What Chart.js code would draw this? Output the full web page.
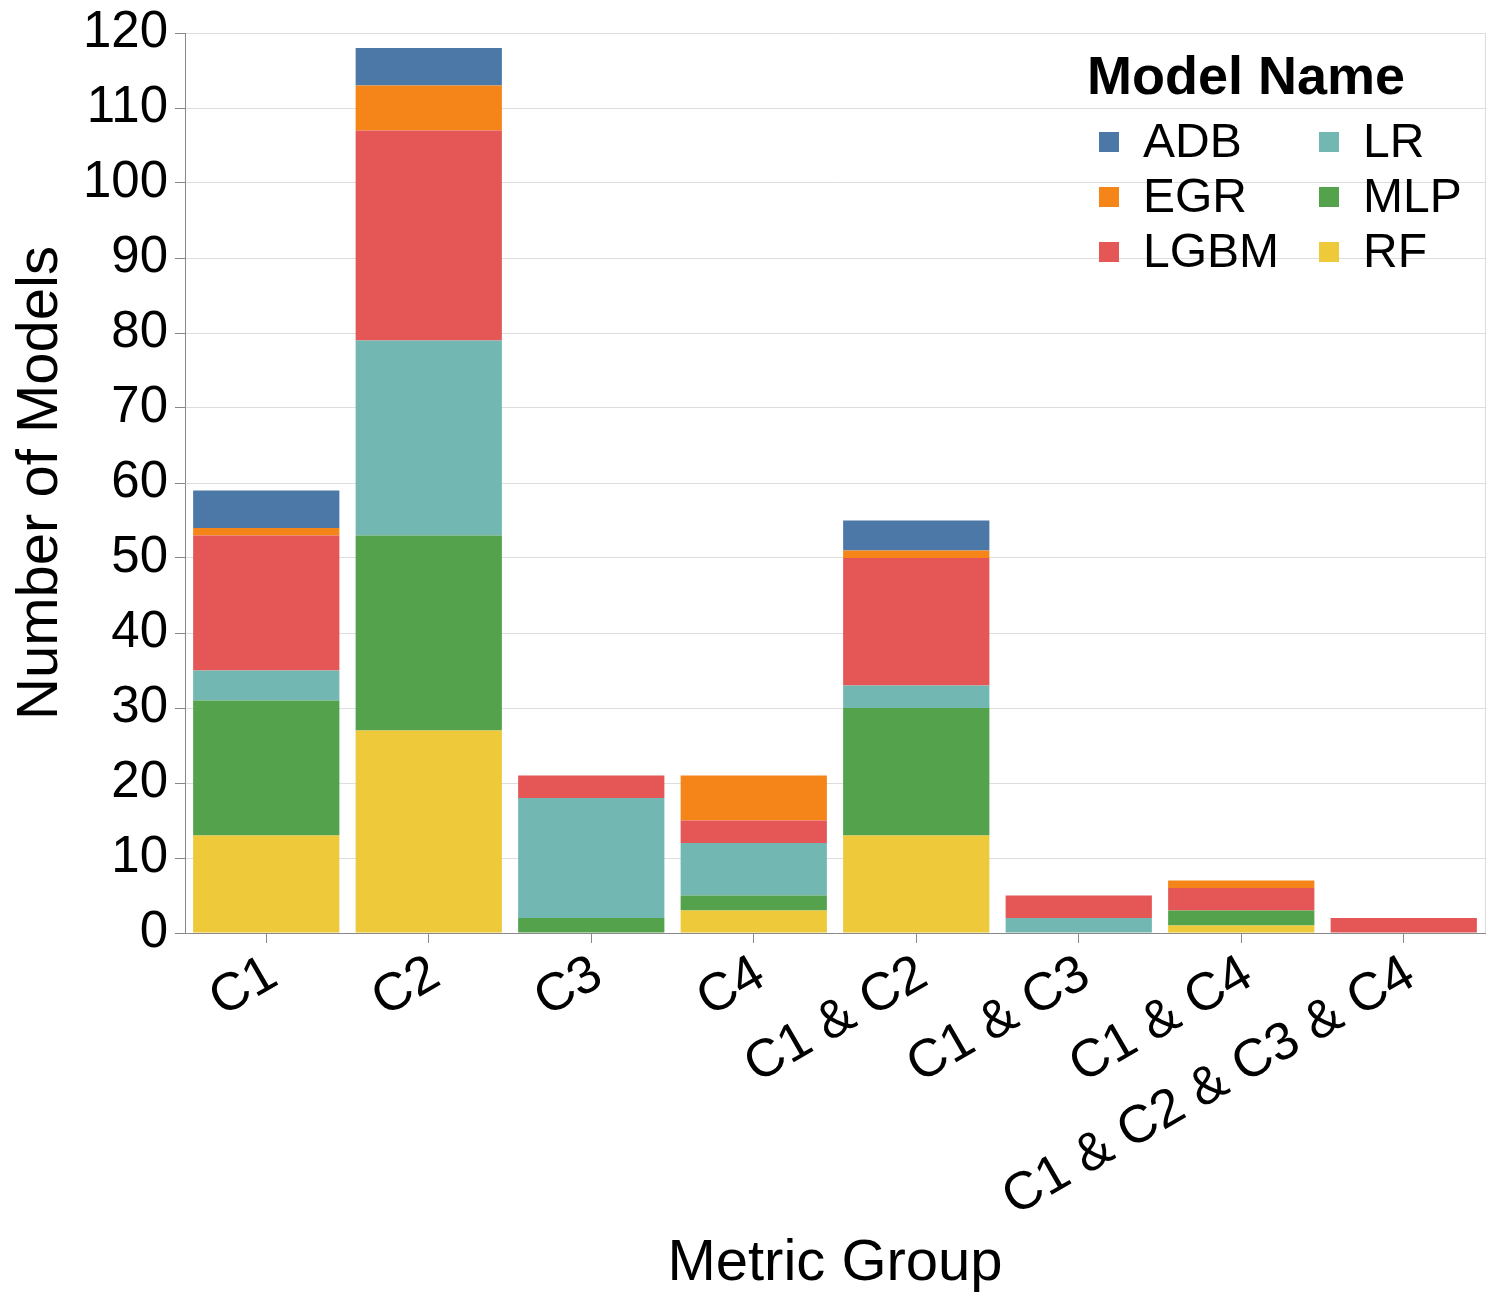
<!DOCTYPE html>
<html>
<head>
<meta charset="utf-8">
<script src="https://cdn.jsdelivr.net/npm/chart.js@4"></script>
<style>
  html, body { margin: 0; padding: 0; background: #fff; }
  #wrap { width: 1506px; height: 1306px; }
</style>
</head>
<body>
<div id="wrap"><canvas id="c" width="1506" height="1306"></canvas></div>
<script>
// ---- data ----
const categories = ["C1", "C2", "C3", "C4", "C1 & C2", "C1 & C3", "C1 & C4", "C1 & C2 & C3 & C4"];
const RF   = [13, 27, 0, 3, 13, 0, 1, 0];
const MLP  = [18, 26, 2, 2, 17, 0, 2, 0];
const LR   = [4, 26, 16, 7, 3, 2, 0, 0];
const LGBM = [18, 28, 3, 3, 17, 3, 3, 2];
const EGR  = [1, 6, 0, 6, 1, 0, 1, 0];
const ADB  = [5, 5, 0, 0, 4, 0, 0, 0];
const yTicks = [0, 10, 20, 30, 40, 50, 60, 70, 80, 90, 100, 110, 120];

const legendOrder = ["ADB", "EGR", "LGBM", "LR", "MLP", "RF"];
const colors = { ADB: "#4c78a8", EGR: "#f58518", LGBM: "#e45756", LR: "#72b7b2", MLP: "#54a24b", RF: "#eeca3b" };
const seriesValues = { RF, MLP, LR, LGBM, EGR, ADB };
const stackOrder = ["RF", "MLP", "LR", "LGBM", "EGR", "ADB"]; // bottom to top

const FONT = "'Liberation Sans', Arial, Helvetica, sans-serif";

const datasets = stackOrder.map(name => ({
  label: name,
  data: seriesValues[name],
  backgroundColor: colors[name],
  borderWidth: 0,
  barPercentage: 0.9,
  categoryPercentage: 1.0
}));

const legendPlugin = {
  id: 'customLegend',
  afterDraw(chart) {
    const ctx = chart.ctx;
    const ca = chart.chartArea;
    ctx.save();
    // right border of view
    ctx.strokeStyle = '#dddddd';
    ctx.lineWidth = 1;
    ctx.beginPath();
    ctx.moveTo(ca.right + 0.5, ca.top);
    ctx.lineTo(ca.right + 0.5, ca.bottom);
    ctx.stroke();

    const x0 = ca.right - 398;
    ctx.fillStyle = '#000';
    ctx.font = "bold 54px " + FONT;
    ctx.textBaseline = 'alphabetic';
    ctx.textAlign = 'left';
    ctx.fillText("Model Name", x0, ca.top + 61);
    ctx.font = "48px " + FONT;
    ctx.textBaseline = 'middle';
    const colX = [x0 + 12, x0 + 232];
    const rowY0 = ca.top + 109, rowH = 55;
    legendOrder.forEach((name, i) => {
      const col = Math.floor(i / 3), row = i % 3;
      const sx = colX[col], sy = rowY0 + row * rowH;
      ctx.fillStyle = colors[name];
      ctx.fillRect(sx, sy - 10, 20, 20);
      ctx.fillStyle = '#000';
      ctx.fillText(name, sx + 44, sy + 2);
    });
    ctx.restore();
  }
};

new Chart(document.getElementById('c'), {
  type: 'bar',
  data: { labels: categories, datasets },
  options: {
    responsive: false,
    animation: false,
    devicePixelRatio: 1,
    layout: { padding: { left: 0, right: 21, top: 33, bottom: 0 } },
    plugins: { legend: { display: false }, tooltip: { enabled: false } },
    scales: {
      x: {
        stacked: true,
        grid: { display: true, drawOnChartArea: false, drawTicks: true, tickLength: 10, tickColor: '#888888', offset: false },
        border: { color: '#888888', width: 1 },
        ticks: { color: '#000', font: { family: FONT, size: 53 }, maxRotation: 30, minRotation: 30, padding: 0, labelOffset: 7, autoSkip: false },
        title: { display: true, text: 'Metric Group', color: '#000', font: { family: FONT, size: 58 }, padding: { top: 0, bottom: 7 } },
        afterFit(scale) { scale.height = 1306 - 933; }
      },
      y: {
        stacked: true,
        min: 0, max: 120,
        afterBuildTicks(scale) { scale.ticks = yTicks.map(v => ({ value: v })); },
        grid: { color: '#dddddd', lineWidth: 1, drawTicks: true, tickLength: 10, tickColor: '#888888' },
        border: { color: '#888888', width: 1 },
        ticks: { color: '#000', font: { family: FONT, size: 51, lineHeight: 1.0 }, padding: 7 },
        title: { display: true, text: 'Number of Models', color: '#000', font: { family: FONT, size: 58 }, padding: { top: 6, bottom: 0 } },
        afterFit(scale) { scale.width = 185; }
      }
    }
  },
  plugins: [legendPlugin]
});
</script>
</body>
</html>
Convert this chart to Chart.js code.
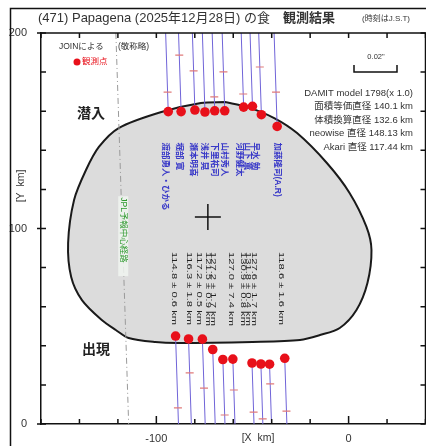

**Requirements:** Reproduce each line exactly as it appears, omitting the pictures.

**Response to the exercise:**
What Chart.js code would draw this? Output the full web page.
<!DOCTYPE html>
<html>
<head>
<meta charset="utf-8">
<script src="https://cdn.jsdelivr.net/npm/chart.js@4"></script>
<style>
  html, body { margin: 0; padding: 0; background: #fff; }
  #wrap { width: 1506px; height: 1306px; }
</style>
</head>
<body>
<div id="wrap"><canvas id="c" width="1506" height="1306"></canvas></div>
<script>
// ---- data ----
const categories = ["C1", "C2", "C3", "C4", "C1 & C2", "C1 & C3", "C1 & C4", "C1 & C2 & C3 & C4"];
const RF   = [13, 27, 0, 3, 13, 0, 1, 0];
const MLP  = [18, 26, 2, 2, 17, 0, 2, 0];
const LR   = [4, 26, 16, 7, 3, 2, 0, 0];
const LGBM = [18, 28, 3, 3, 17, 3, 3, 2];
const EGR  = [1, 6, 0, 6, 1, 0, 1, 0];
const ADB  = [5, 5, 0, 0, 4, 0, 0, 0];
const yTicks = [0, 10, 20, 30, 40, 50, 60, 70, 80, 90, 100, 110, 120];

const legendOrder = ["ADB", "EGR", "LGBM", "LR", "MLP", "RF"];
const colors = { ADB: "#4c78a8", EGR: "#f58518", LGBM: "#e45756", LR: "#72b7b2", MLP: "#54a24b", RF: "#eeca3b" };
const seriesValues = { RF, MLP, LR, LGBM, EGR, ADB };
const stackOrder = ["RF", "MLP", "LR", "LGBM", "EGR", "ADB"]; // bottom to top

const FONT = "'Liberation Sans', Arial, Helvetica, sans-serif";

const datasets = stackOrder.map(name => ({
  label: name,
  data: seriesValues[name],
  backgroundColor: colors[name],
  borderWidth: 0,
  barPercentage: 0.9,
  categoryPercentage: 1.0
}));

const legendPlugin = {
  id: 'customLegend',
  afterDraw(chart) {
    const ctx = chart.ctx;
    const ca = chart.chartArea;
    ctx.save();
    // right border of view
    ctx.strokeStyle = '#dddddd';
    ctx.lineWidth = 1;
    ctx.beginPath();
    ctx.moveTo(ca.right + 0.5, ca.top);
    ctx.lineTo(ca.right + 0.5, ca.bottom);
    ctx.stroke();

    const x0 = ca.right - 398;
    ctx.fillStyle = '#000';
    ctx.font = "bold 54px " + FONT;
    ctx.textBaseline = 'alphabetic';
    ctx.textAlign = 'left';
    ctx.fillText("Model Name", x0, ca.top + 61);
    ctx.font = "48px " + FONT;
    ctx.textBaseline = 'middle';
    const colX = [x0 + 12, x0 + 232];
    const rowY0 = ca.top + 109, rowH = 55;
    legendOrder.forEach((name, i) => {
      const col = Math.floor(i / 3), row = i % 3;
      const sx = colX[col], sy = rowY0 + row * rowH;
      ctx.fillStyle = colors[name];
      ctx.fillRect(sx, sy - 10, 20, 20);
      ctx.fillStyle = '#000';
      ctx.fillText(name, sx + 44, sy + 2);
    });
    ctx.restore();
  }
};

new Chart(document.getElementById('c'), {
  type: 'bar',
  data: { labels: categories, datasets },
  options: {
    responsive: false,
    animation: false,
    devicePixelRatio: 1,
    layout: { padding: { left: 0, right: 21, top: 33, bottom: 0 } },
    plugins: { legend: { display: false }, tooltip: { enabled: false } },
    scales: {
      x: {
        stacked: true,
        grid: { display: true, drawOnChartArea: false, drawTicks: true, tickLength: 10, tickColor: '#888888', offset: false },
        border: { color: '#888888', width: 1 },
        ticks: { color: '#000', font: { family: FONT, size: 53 }, maxRotation: 30, minRotation: 30, padding: 0, labelOffset: 7, autoSkip: false },
        title: { display: true, text: 'Metric Group', color: '#000', font: { family: FONT, size: 58 }, padding: { top: 0, bottom: 7 } },
        afterFit(scale) { scale.height = 1306 - 933; }
      },
      y: {
        stacked: true,
        min: 0, max: 120,
        afterBuildTicks(scale) { scale.ticks = yTicks.map(v => ({ value: v })); },
        grid: { color: '#dddddd', lineWidth: 1, drawTicks: true, tickLength: 10, tickColor: '#888888' },
        border: { color: '#888888', width: 1 },
        ticks: { color: '#000', font: { family: FONT, size: 51, lineHeight: 1.0 }, padding: 7 },
        title: { display: true, text: 'Number of Models', color: '#000', font: { family: FONT, size: 58 }, padding: { top: 6, bottom: 0 } },
        afterFit(scale) { scale.width = 185; }
      }
    }
  },
  plugins: [legendPlugin]
});
</script>
</body>
</html>
Convert this chart to Chart.js code.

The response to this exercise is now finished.